The arguments which these 10 strike replacements can make are that they cannot be
removed easily without receiving any notice or otherwise some fair compensation and they were
not given any job security. Their terminations were not legal as the basic rule of giving a
notice to employees containing the reason for their termination and the notice period was not
followed. Even why only those 10 employees were terminated is also not clear, a clear reason
should have been given to them if not announced in front of everybody. The union might not
represent the 10 strike replacements as they were not part of the union earlier and the main
reason could be that their appointment was not in accordance to the legal framework. The
grievances were permitted to an extent and not fully as all the strike replacements were not
terminated therefore the earlier employees could not apply for the same number of vacancies and
some of them had to lose their jobs at that point of time.
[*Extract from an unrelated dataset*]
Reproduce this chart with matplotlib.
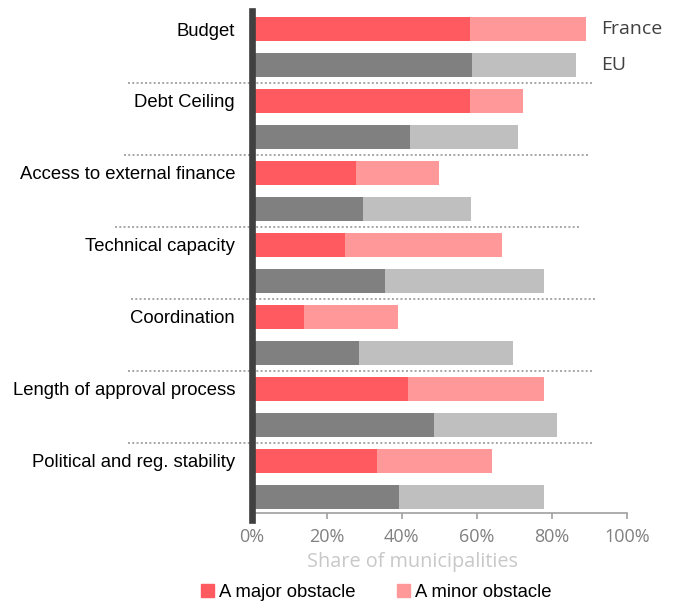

Ironsteel’s argument in rebuttal was
that they could hire the earlier employees only when the strike replacements would leave as their
places have been taken by strike replacers only and until that time no new hire could be
displaced by the return of strikers.
The arguments that the Union will make on behalf of the 12 highest paid strikers could be that
they were not given a notice prior to that and a notice period was also not given to them. Their
terminations on the basis of the reason given by Ironsteel could be legal as a company can get
rid of such employees because of funds crunch being faced by it.